Bound for Cape Cod

Called the Cape of Keel by early Norse explorers, Cape Code is a peninsula that juts out from the easternmost edge of Massachusetts.  Punctuated throughout by lighthouses, those magical sentinels that have saved lives and sent many imaginations to wonderful places, it is no wonder writers and artists gravitate to the Cape. Provincetown, or P-Town as its called (an unfortunate name in my view because it occurred to my mind that there may be a UTI epidemic there) is, I am told, an enclave of creativity and, well, fun.

Like most Americans, if not most people, Cape Cod brings the Kennedy Compound to mind. But for me it also brings playwright Eugene O’Neill to mind and, last, and first, my father. My father loved Cape Cod. In fact, he had just arrived in Cape Cod in the summer of 1969 when illness struck and killed him in less than a week. So, I suppose, in some way I will be finishing the vacation he started.

My father and I and, for that matter, all my family, loved the beach, the ocean. When I was a boy one set of grandparents lived in Rumson New Jersey and the other set lived in Ocean Grove New Jersey. Both locations are on or near the ocean. Few things are as extraordinary as the beach, in all seasons. In the mid-seventies I lived in Seagate, a peninsula off the tip of Brooklyn. My apartment was right on the beach. Doesn’t get any better, except when I went out the front door one morning and found a dead sand shark at the foot of the steps. Even dead sharks scare the hell out of me.

And so I am looking forward to this time on the Cape. Time to walk the beach, get some writing and reading in, do a bit of reflecting, reacquaint myself with Horseshoe crabs (I love those dudes) and, of course, hope I don’t run across any sharks, dead or alive.

Damn Ants

I am two years old visiting Mommom and Poppop in Rumson. New Jersey. Mommom and Poppop are my mother’s parents and I adore them, especially Poppop. They have boats and a house on Highland Avenue that looks out over a canal that leads onto the Navesink River towards the Oceanic Bridge. Their home is a heaven to me.

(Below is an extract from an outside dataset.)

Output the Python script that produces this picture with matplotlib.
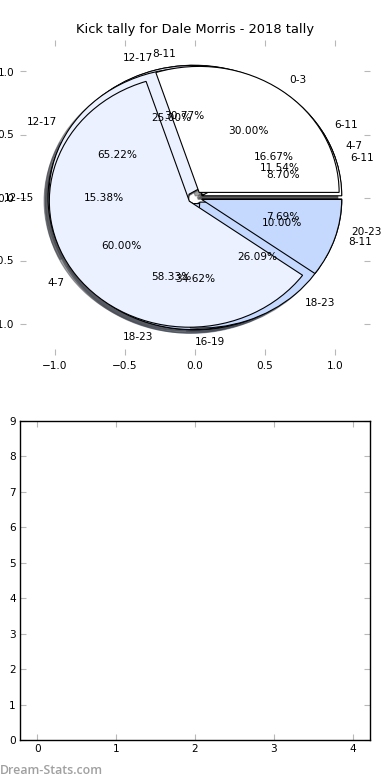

I love Mommom and Poppop, especially Poppop. He reminds me of Jimmy Stewart. He speaks in a stumbling, soft-voiced cadence. His eyes always glow warmth and kindness. He also smokes a pipes. He keeps several of them in a lovely wooden pipe rack near his large wing chair. I love to put the pipes in my mouth and pretend I’m just like Poppop and my father. My father smokes pipes too. Both would prefer I play with the pipes only when they are around.



But I am an early riser.



Early one morning I crawl out of bed, make my way into the living room, climb up into Poppop’s large wing chair, remove one of his pipes from the rack, and pretend to puff away. Pieces of smoked tobacco fall from the pipe and speckle me in my white t-shirt and underwear. I don’t care. I’m having fun sitting in this big wing chair just like Poppop. I look out the window with the pipe stem firmly clamped in my teeth. I have to hold the pipe with my hand because it is heavy. I hear a sound, turn, and there is Poppop looking right at me, trying desperately to look annoyed at me for playing with his pipes when he wasn’t there.



I look down at the black speckles of tobacco all across my front and brush them away saying, “Damn ants!”